WHAT TO DO — Give again, word for word, each line from the top of the listing through the line that holds "const groups = ['None', 'Some', 'Chronic'];".

EXTRACTED MATERIAL —
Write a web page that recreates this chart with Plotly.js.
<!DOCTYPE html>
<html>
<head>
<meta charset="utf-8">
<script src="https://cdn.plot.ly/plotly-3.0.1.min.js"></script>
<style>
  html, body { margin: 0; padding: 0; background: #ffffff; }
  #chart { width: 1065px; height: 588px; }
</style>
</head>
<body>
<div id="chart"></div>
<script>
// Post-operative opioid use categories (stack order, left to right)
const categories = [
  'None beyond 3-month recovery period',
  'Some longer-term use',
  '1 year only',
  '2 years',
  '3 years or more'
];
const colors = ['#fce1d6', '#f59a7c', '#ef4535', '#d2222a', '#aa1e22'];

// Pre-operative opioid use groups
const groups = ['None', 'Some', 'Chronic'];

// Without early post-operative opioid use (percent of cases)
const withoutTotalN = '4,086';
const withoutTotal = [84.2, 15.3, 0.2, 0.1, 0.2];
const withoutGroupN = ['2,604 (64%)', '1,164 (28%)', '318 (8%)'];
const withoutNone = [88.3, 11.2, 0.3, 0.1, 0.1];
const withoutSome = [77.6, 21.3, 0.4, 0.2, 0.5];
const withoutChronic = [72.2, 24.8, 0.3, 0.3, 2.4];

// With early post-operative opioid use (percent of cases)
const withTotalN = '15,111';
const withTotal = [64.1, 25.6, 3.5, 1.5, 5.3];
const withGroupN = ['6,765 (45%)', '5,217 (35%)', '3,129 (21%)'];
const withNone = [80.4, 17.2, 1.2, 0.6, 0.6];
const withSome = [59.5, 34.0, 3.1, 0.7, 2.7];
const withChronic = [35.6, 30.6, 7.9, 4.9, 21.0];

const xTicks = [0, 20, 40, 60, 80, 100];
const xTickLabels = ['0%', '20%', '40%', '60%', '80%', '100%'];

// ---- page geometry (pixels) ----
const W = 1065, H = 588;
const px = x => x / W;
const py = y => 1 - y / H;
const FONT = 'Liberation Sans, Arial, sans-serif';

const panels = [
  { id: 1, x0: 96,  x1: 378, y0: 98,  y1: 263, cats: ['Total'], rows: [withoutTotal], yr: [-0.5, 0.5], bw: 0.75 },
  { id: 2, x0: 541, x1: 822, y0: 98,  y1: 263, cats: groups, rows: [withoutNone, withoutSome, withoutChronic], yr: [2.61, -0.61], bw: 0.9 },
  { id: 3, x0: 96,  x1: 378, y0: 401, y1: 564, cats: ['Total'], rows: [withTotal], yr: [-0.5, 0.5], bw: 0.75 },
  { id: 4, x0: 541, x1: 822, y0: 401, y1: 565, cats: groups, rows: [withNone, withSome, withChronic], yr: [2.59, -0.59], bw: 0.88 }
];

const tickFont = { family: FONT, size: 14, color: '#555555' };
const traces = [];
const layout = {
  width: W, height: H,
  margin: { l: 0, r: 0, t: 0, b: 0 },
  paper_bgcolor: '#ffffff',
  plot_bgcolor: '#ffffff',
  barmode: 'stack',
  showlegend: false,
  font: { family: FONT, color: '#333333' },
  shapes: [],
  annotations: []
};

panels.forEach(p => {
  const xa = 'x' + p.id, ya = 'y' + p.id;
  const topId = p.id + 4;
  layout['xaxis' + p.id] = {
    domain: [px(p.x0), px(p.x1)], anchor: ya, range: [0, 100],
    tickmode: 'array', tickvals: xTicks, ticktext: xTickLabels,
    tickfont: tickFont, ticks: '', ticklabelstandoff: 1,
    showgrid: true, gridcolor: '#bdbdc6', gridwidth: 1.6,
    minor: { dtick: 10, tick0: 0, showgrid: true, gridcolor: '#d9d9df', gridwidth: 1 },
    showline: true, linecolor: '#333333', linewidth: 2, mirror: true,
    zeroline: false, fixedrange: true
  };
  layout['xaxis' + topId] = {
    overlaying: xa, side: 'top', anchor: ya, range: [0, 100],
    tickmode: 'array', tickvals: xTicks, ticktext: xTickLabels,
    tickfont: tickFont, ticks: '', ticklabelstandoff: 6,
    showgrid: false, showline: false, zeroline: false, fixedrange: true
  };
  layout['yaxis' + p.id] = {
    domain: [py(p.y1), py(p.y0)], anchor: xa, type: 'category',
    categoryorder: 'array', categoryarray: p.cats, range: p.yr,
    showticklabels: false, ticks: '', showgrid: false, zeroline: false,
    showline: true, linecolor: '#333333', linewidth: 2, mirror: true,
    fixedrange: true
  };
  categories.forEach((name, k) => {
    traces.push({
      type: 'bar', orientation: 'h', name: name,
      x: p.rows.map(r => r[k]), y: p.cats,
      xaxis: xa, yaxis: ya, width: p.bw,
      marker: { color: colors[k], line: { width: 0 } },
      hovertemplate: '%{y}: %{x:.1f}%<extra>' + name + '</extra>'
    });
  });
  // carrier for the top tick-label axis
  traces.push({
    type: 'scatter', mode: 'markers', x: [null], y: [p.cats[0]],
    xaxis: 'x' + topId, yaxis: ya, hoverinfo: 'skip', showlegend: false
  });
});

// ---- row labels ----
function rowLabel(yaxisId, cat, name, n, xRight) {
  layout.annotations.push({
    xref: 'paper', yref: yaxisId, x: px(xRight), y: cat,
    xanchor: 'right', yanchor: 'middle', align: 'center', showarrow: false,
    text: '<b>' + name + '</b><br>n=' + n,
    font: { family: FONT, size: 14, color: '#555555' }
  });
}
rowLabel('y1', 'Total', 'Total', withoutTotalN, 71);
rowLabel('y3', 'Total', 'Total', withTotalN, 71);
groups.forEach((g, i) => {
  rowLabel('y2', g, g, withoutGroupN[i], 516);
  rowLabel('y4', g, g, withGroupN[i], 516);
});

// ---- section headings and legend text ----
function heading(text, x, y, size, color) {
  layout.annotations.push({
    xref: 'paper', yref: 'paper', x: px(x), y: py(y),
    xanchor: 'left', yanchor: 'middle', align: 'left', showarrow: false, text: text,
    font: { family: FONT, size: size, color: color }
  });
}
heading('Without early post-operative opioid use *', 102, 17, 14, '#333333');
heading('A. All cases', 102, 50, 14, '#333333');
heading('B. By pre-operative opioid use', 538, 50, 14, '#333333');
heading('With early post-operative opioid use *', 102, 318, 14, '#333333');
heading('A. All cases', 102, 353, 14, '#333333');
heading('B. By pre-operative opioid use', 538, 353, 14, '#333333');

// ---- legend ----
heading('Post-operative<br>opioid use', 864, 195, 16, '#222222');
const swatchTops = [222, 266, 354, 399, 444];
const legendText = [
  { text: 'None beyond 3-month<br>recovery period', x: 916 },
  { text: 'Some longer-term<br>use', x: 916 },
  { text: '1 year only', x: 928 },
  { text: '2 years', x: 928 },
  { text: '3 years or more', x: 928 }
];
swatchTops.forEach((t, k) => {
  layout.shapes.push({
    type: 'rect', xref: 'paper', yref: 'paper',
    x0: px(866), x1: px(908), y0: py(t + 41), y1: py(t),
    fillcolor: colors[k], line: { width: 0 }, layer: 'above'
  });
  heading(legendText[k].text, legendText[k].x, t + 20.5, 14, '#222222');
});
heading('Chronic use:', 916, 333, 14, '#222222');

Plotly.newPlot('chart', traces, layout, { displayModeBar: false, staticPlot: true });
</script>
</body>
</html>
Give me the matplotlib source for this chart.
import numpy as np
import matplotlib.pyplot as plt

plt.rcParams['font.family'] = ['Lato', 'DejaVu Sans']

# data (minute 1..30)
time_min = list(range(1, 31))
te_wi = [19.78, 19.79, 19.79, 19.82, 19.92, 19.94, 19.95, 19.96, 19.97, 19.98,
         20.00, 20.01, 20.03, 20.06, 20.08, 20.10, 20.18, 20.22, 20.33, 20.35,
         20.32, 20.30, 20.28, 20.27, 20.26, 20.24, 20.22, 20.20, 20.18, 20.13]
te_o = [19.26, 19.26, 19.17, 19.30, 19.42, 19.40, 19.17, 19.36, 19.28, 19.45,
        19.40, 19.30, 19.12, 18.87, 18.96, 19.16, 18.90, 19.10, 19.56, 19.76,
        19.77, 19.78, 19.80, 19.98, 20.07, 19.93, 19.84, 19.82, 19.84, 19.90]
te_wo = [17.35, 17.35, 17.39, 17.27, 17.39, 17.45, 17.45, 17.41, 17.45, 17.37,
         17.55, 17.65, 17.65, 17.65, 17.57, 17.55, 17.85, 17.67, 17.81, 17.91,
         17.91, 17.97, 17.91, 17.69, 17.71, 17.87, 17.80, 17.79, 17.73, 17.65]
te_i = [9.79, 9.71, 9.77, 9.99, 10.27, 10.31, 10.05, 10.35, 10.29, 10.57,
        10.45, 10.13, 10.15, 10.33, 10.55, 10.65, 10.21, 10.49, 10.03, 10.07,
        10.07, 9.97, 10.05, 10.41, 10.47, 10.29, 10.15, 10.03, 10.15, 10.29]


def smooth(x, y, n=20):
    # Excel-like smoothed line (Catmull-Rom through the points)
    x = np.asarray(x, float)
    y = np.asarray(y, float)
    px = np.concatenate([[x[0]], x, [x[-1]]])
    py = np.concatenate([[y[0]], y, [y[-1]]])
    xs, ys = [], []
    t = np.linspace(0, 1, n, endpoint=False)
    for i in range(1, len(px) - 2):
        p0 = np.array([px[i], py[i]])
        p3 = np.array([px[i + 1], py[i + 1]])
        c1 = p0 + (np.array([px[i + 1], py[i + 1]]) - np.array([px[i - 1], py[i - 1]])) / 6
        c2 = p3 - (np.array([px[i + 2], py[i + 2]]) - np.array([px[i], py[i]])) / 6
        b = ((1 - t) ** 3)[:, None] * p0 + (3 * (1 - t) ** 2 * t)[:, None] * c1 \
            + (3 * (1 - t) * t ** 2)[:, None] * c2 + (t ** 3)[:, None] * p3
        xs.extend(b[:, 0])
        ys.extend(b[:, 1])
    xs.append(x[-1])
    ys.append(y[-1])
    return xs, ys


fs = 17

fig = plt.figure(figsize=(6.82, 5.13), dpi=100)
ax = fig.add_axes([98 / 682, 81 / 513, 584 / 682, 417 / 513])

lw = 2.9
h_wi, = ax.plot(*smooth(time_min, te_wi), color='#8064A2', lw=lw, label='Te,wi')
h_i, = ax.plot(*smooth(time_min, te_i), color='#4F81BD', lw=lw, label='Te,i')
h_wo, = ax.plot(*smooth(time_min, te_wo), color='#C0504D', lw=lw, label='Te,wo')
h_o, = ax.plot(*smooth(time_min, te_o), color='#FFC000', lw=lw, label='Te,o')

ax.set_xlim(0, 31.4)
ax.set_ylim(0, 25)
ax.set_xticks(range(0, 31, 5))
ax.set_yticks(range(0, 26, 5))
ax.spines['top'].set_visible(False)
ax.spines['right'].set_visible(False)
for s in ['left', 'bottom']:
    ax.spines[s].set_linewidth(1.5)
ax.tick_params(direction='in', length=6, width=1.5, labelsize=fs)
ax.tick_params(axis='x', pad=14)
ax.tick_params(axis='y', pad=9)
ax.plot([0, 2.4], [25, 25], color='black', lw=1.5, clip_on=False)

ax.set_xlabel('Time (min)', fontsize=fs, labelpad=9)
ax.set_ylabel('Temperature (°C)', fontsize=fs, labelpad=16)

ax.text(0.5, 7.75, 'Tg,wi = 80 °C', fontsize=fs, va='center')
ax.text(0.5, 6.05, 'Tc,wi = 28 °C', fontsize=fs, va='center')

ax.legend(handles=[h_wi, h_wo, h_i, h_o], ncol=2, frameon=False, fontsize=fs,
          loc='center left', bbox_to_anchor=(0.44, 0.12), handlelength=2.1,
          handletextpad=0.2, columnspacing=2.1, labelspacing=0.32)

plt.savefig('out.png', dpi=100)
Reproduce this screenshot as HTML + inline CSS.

REPLY —
Write a web page that recreates this chart with Plotly.js.
<!DOCTYPE html>
<html>
<head>
<meta charset="utf-8">
<script src="https://cdn.plot.ly/plotly-3.0.1.min.js"></script>
<style>
  html, body { margin: 0; padding: 0; background: #ffffff; }
  #chart { width: 1065px; height: 588px; }
</style>
</head>
<body>
<div id="chart"></div>
<script>
// Post-operative opioid use categories (stack order, left to right)
const categories = [
  'None beyond 3-month recovery period',
  'Some longer-term use',
  '1 year only',
  '2 years',
  '3 years or more'
];
const colors = ['#fce1d6', '#f59a7c', '#ef4535', '#d2222a', '#aa1e22'];

// Pre-operative opioid use groups
const groups = ['None', 'Some', 'Chronic'];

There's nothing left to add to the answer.